幸せの瞬間

歯医者をやっていて、我ながら大変な商売だと思う。
神経を抜く治療(根管治療)ひとつとっても、日本はアメリカの1/30の技術料の評価しかされない。
一般に保険に使う金パラ合金のパラジウムも暴騰して、プラチナと同じ位の値段になっていて、保険診療に赤ランプがともっている。
ここに来て、新規開業医の行き詰まりで4~5人の自殺者も出ている。

土曜日にしか来られないAさんは40代の1人親の方で、初診の時は大変申し訳ないけれども、生活に追われて歯を治すゆとりがないという患者さんと見受けられた。
口腔内を拝見すると、まさしく崩壊状態で、今まで歯医者に来るゆとりがなかったとの事。身なりもお世辞にも行き届いた感じはなく、保険内での治療を希望されていた。特に前歯がひどく、何本かは抜かなければならなかった。
必死で治す事半年。完全に治したつもりだった。
一応終了をもって1ヶ月検診をすると、もともと長身でモデル体型だったが見違えるような彼女が立っていた。
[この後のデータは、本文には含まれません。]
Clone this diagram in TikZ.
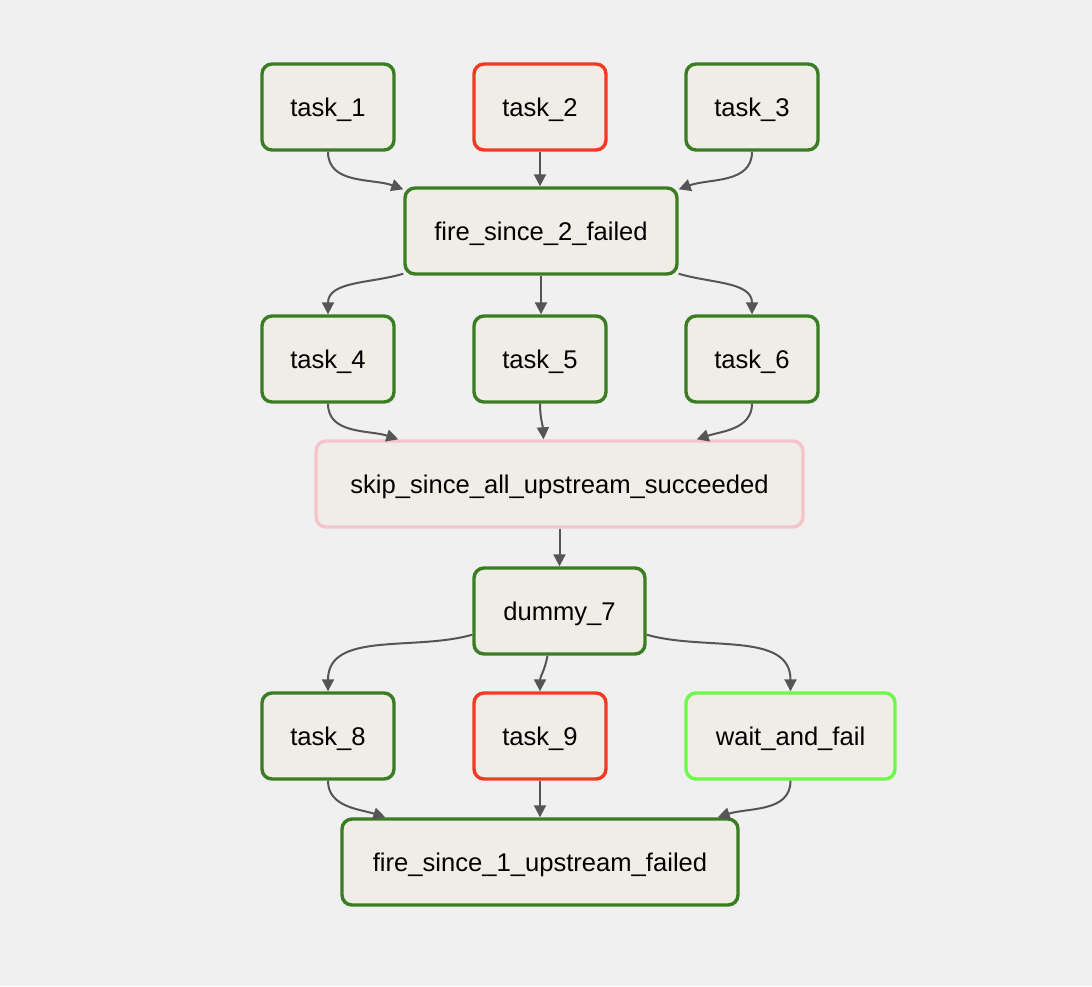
\documentclass[tikz,border=0pt]{standalone}
\usepackage{fontspec}
\setmainfont{Liberation Sans}
\usetikzlibrary{arrows.meta,calc}
\definecolor{bg}{HTML}{F0F0F0}
\definecolor{taskfill}{HTML}{F0EDE6}
\definecolor{okgreen}{HTML}{3A7D22}
\definecolor{failred}{HTML}{F03A24}
\definecolor{skippink}{HTML}{F6C5CC}
\definecolor{runlime}{HTML}{6CF94A}
\definecolor{edgegrey}{HTML}{555555}
\tikzset{
  task/.style={draw,fill=taskfill,line width=1.7pt,rounded corners=5pt,minimum width=66pt,minimum height=43pt,inner sep=0pt,text depth=0pt,font=\fontsize{12.8}{15}\selectfont},
  ok/.style={task,draw=okgreen},
  failed/.style={task,draw=failred},
  skipped/.style={task,draw=skippink},
  running/.style={task,draw=runlime},
  edge/.style={-{Triangle[length=6pt,width=6pt]},edgegrey,line width=1pt},
}
\begin{document}
\begin{tikzpicture}[x=0.5pt,y=-0.5pt]
  \fill[bg] (0,0) rectangle (1092,986);
  \useasboundingbox (0,0) rectangle (1092,986);
  \node[ok] (t1) at (328,107) {task\_1};
  \node[failed] (t2) at (540,107) {task\_2};
  \node[ok] (t3) at (752,107) {task\_3};
  \node[ok,minimum width=136pt] (f2) at (541,231) {fire\_since\_2\_failed};
  \node[ok] (t4) at (328,359) {task\_4};
  \node[ok] (t5) at (540,359) {task\_5};
  \node[ok] (t6) at (752,359) {task\_6};
  \node[skipped,minimum width=243.5pt] (skip) at (559.5,484) {skip\_since\_all\_upstream\_succeeded};
  \node[ok,minimum width=85.5pt] (d7) at (559.5,611) {dummy\_7};
  \node[ok] (t8) at (328,736) {task\_8};
  \node[failed] (t9) at (540,736) {task\_9};
  \node[running,minimum width=104.5pt] (wf) at (790.5,736) {wait\_and\_fail};
  \node[ok,minimum width=198pt] (f1) at (540,862) {fire\_since\_1\_upstream\_failed};
  \draw[edge] (t1.south) to[out=-90,in=160] ($(f2.north west)+(0,3)$);
  \draw[edge] (t2.south) -- (t2.south |- f2.north);
  \draw[edge] (t3.south) to[out=-90,in=20] ($(f2.north east)+(0,3)$);
  \draw[edge] ($(f2.south west)+(0,-2)$) to[out=197,in=90] (t4.north);
  \draw[edge] (f2.south) -- (f2.south |- t5.north);
  \draw[edge] ($(f2.south east)+(0,-2)$) to[out=-17,in=90] (t6.north);
  \draw[edge] (t4.south) to[out=-90,in=162] ($(skip.north west)+(84,0)$);
  \draw[edge] (t5.south) to[out=-90,in=93] ($(skip.north)+(-16,0)$);
  \draw[edge] (t6.south) to[out=-90,in=18] ($(skip.north east)+(-108,0)$);
  \draw[edge] (skip.south) -- (d7.north);
  \draw[edge] ($(d7.south west)+(0,-21)$) to[out=196,in=90] (t8.north);
  \draw[edge] ($(d7.south)+(-12,0)$) to[out=-100,in=90] (t9.north);
  \draw[edge] ($(d7.south east)+(0,-21)$) to[out=-16,in=90] (wf.north);
  \draw[edge] (t8.south) to[out=-90,in=162] ($(f1.north west)+(45,0)$);
  \draw[edge] (t9.south) -- (f1.north);
  \draw[edge] (wf.south) to[out=-90,in=18] ($(f1.north east)+(-22,0)$);
\end{tikzpicture}
\end{document}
最新のファッションに身を包み、思わず見とれてしまう程だ。
口腔内を見ると、初診の時と比較すると見違えるようだ。
今はCADCAM冠といって、前から数えて4番目5番目の歯も保険で白く出来たのが大きい。
「きれいになりましたね」と言うと、大きく頷いて「ありがとうございます」と言ってくれた。
もともと口数の多い方ではないが、その晴れがましい顔を見ると大変うれしく思った。
歯医者人生の中で大変少ない、それでも再びやる気を起こさせる一瞬であった。